I wasn’t really planning on reviewing this, but look at this suave dude.
And I will admit that when I first saw the previews for Into the Storm I said, “We have this movie already, it’s called Twister! It had a flying cow, and the whole airplanes being smashed thing is just trying to top the flying cow.”
However, this did manage to differentiate itself from Twister, and made some clever use of in-universe cameras, and also Richard Armitage spends most of it soaking wet, so… I’ll allow it. For science.
So the basic plot is that there’s a series of once in a lifetime storms converging on the Plains, and Pete (Matt Walsh) is a documentary film maker trying to make the Next Big Tornado documentary. He’s got a small crew with him, including a metorologist, Allison (Sarah Wayne Callis), and he’s built this ridiculous stormchasing car that’s full of Chekov’s toys – a winch, ground anchors that’ll hold up to 170 MPH winds (but we know from the trailers that winds hit 300 mph, so…) and all the cameras ever. The storm hits a high school containing Vice Principle Jerry, a widower with two sons who are also students at the school. Both kids are film-making buffs, so they have cameras everywhere.
So circumstance warrant that everyone is chasing around town trying to find Son #1 who skipped school to help his crush film an application video, while Son #2 stays with his dad, and they meet up with the storm chasers, and then there’s a couple of YouTube idiots trying to make it big. It’s as ridiculous as you expect, and there’s a fire tornado.
So if you’ve, you know, EVER seen a movie before, like, EVER, you’ll see most of the plot coming from about 7 miles away. Chekov’s knife! Chekov’s hole in the floor! Chekov’s lines about Things That Will Be Important Later!
One thing that the movie did well (trust me, you don’t go see this movie about the plot, you go see it for the pretty people and the destruction porn) is that a lot of the shots are from in-universe cameras. Everyone is walking around with a movie camera in their pocket (you are too, probably) and Son #1 is in this abandoned factory with his camera equipment, Son #2 has his handheld, and there’s a one of the documentary crew that you never see (I kept counting noses because I was sure we were missing somebody) that’s integral to the story because he’s the one filming a lot of it. (Luckily they don’t Blair Witch it up with the shaky cam unless the camera has been sucked up by one of the tornados – it’s a conceit, not the reality, thank god).

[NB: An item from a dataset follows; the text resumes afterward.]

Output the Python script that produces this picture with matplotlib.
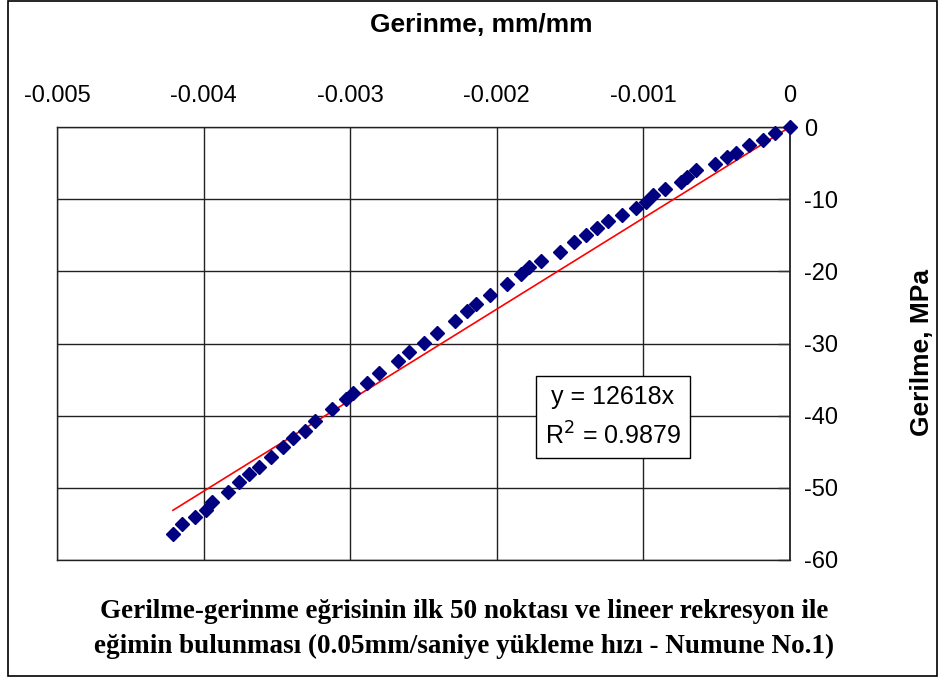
import numpy as np
import matplotlib
matplotlib.use("Agg")
import matplotlib.pyplot as plt
from matplotlib.patches import Rectangle

# Data (strain mm/mm, stress MPa)
strain = [0.0, -0.000102, -0.000184, -0.000280, -0.000368, -0.000430, -0.000512, -0.000641,
          -0.000703, -0.000744, -0.000853, -0.000935, -0.000982, -0.001050, -0.001146, -0.001241,
          -0.001317, -0.001392, -0.001473, -0.001569, -0.001698, -0.001780, -0.001835, -0.001930,
          -0.002046, -0.002142, -0.002203, -0.002285, -0.002408, -0.002497, -0.002599, -0.002674,
          -0.002804, -0.002885, -0.002981, -0.003029, -0.003124, -0.003240, -0.003308, -0.003390,
          -0.003458, -0.003540, -0.003622, -0.003690, -0.003759, -0.003834, -0.003943, -0.003984,
          -0.004059, -0.004147, -0.004209]
stress = [0.0, -0.83, -1.80, -2.49, -3.60, -4.16, -5.13, -5.96,
          -6.93, -7.62, -8.59, -9.42, -10.39, -11.22, -12.19, -13.03,
          -14.00, -14.96, -15.93, -17.32, -18.57, -19.40, -20.37, -21.75,
          -23.28, -24.53, -25.50, -26.88, -28.54, -29.93, -31.18, -32.42,
          -34.09, -35.47, -36.86, -37.69, -39.08, -40.74, -42.12, -43.09,
          -44.34, -45.73, -47.11, -48.08, -49.19, -50.58, -51.96, -53.07,
          -54.04, -55.01, -56.40]
slope = 12618
r2 = 0.9879
x_ticks = [-0.005, -0.004, -0.003, -0.002, -0.001, 0]
x_tick_labels = ["-0.005", "-0.004", "-0.003", "-0.002", "-0.001", "0"]
y_ticks = [0, -10, -20, -30, -40, -50, -60]
y_tick_labels = ["0", "-10", "-20", "-30", "-40", "-50", "-60"]

W, H = 946, 682
fig = plt.figure(figsize=(W / 100, H / 100), dpi=100)
fig.patch.set_facecolor("white")

L, R, T, B = 57, 790, 127, 560
ax = fig.add_axes([L / W, 1 - B / H, (R - L) / W, (B - T) / H])
ax.set_xlim(-0.005, 0)
ax.set_ylim(-60, 0)

ax.set_xticks(x_ticks)
ax.set_xticklabels(x_tick_labels)
ax.set_yticks(y_ticks)
ax.set_yticklabels(y_tick_labels)
ax.xaxis.tick_top()
ax.yaxis.tick_right()
ax.tick_params(axis="x", top=False, labelsize=17, pad=11,
               labelfontfamily="Liberation Sans")
ax.tick_params(axis="y", direction="in", length=9, width=1, color="#333333",
               labelsize=17, pad=10, labelfontfamily="Liberation Sans")
ax.grid(True, color="#222222", linewidth=1)
ax.set_axisbelow(True)
for s in ["left", "bottom", "top"]:
    ax.spines[s].set_color("#222222")
    ax.spines[s].set_linewidth(1)
ax.spines["right"].set_color("#222222")
ax.spines["right"].set_linewidth(1.3)

xs = np.array(strain)
xline = np.array([xs.min(), 0.0])
ax.plot(xline, slope * xline, color="red", linewidth=1.2, zorder=3)
ax.plot(strain, stress, linestyle="none", marker="D", markersize=7.2,
        color="#000080", markeredgecolor="#000080", zorder=4, clip_on=False)

# Equation box
ax.text(-0.001207, -40.2, "y = 12618x\nR$^2$ = 0.9879", fontsize=18,
        family="Liberation Sans", ha="center", va="center", linespacing=1.6,
        bbox=dict(boxstyle="square,pad=0.35", facecolor="white", edgecolor="black", linewidth=1),
        zorder=5)

fig.text(481 / W, 1 - 25 / H, "Gerinme, mm/mm", fontsize=19, fontweight="bold",
         family="Liberation Sans", ha="center", va="center")
fig.text(922 / W, 1 - 352 / H, "Gerilme, MPa", fontsize=19, fontweight="bold",
         family="Liberation Sans", ha="center", va="center", rotation=90)
fig.text(464 / W, 1 - 612 / H, "Gerilme-gerinme eğrisinin ilk 50 noktası ve lineer rekresyon ile",
         fontsize=19.5, fontweight="bold", family="Liberation Serif", ha="center", va="center")
fig.text(464 / W, 1 - 646 / H, "eğimin bulunması (0.05mm/saniye yükleme hızı - Numune No.1)",
         fontsize=19.5, fontweight="bold", family="Liberation Serif", ha="center", va="center")

fig.patches.append(Rectangle((8 / W, 1 - 676 / H), (937 - 8) / W, (676 - 1) / H,
                             transform=fig.transFigure, fill=False, edgecolor="black",
                             linewidth=1.2))

fig.savefig("out.png", dpi=100)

I grew up in Minnesota, and we had regular bouts of bad weather- there was a stump in our backyard that was from a tree that was knocked down by a tornado before we moved in, and we had the tornado siren test every first Wednesday of the month at 1 pm during the season, and there were at least two times I remember going to the shelter area at school and assuming the position. (We were on the very north end of tornado alley.)
(This is why you will often see me on Twitter being a little blaise about severe weather in Boston, because this is not Midwestern severe weather and it doesn’t really concern me. I’ve been here for 11 years. Though we have had two tornados near Boston in three years. That’s concerning.)
Anyway, I discussed this with my BFF who lived in Kansas and Missouri for most of her life, and we both agreed that the light was wrong, and the dirt was wrong (this took place in Oklahoma, but was filmed in Michigan), and I do not believe that kids who had grown up in Oklahoma wouldn’t know a) what position to assume in the hallway during a tornado and 2) what the freight train sound during a severe thunderstorm meant. Come on. They know what that means. They wouldn’t look around going “oh fuck, what’s that?” They’d duck and cover. We all know that sound. COME ON.
My BFF said that because the light was wrong for that part of the country, it meant she could sit back and enjoy the ride, rather than freak out. I was kind of amused by my Pavlovian response to the tornado siren sound – I felt my adrenline spike, and I knew that it was just the movie. During the drills at school, the siren would go off, and as one, we’d all look out the window, then look at the clock, and if it was 1 pm, we’d all shrug and go back to whatever we were doing. Even the teacher.
Things were a little bit on the nose, like a discussion about how “once in a lifetime” storms now happen about once a year (name drops included Katrina, Sandy, and Joplin). And by studying them, maybe we can know before they hit places like LA or Chicago. The disaster porn was a very “look at all these empty buildings being destroyed” They never mention the number of people who were killed by this super storm, and I think they were hoping we wouldn’t notice that there’s no way a bunch of people didn’t die. Hand waving “Well, we told everyone to take shelter!” is not going to work. (Like, Guardians of the Galaxy did say before the giant starship crashed into a city that they had successfully evacuated the city. That handwave I’ll accept, but this was a noticeable omission.) The giant tornado went over an airport, for fuck’s sake.
So it’s not a GOOD movie. But it was an enjoyable hour and a half (the low point was the preview for Interstellar which I am utterly tired of already), and hey.
Armitage and wet clothes.
I think that’s the important thing here.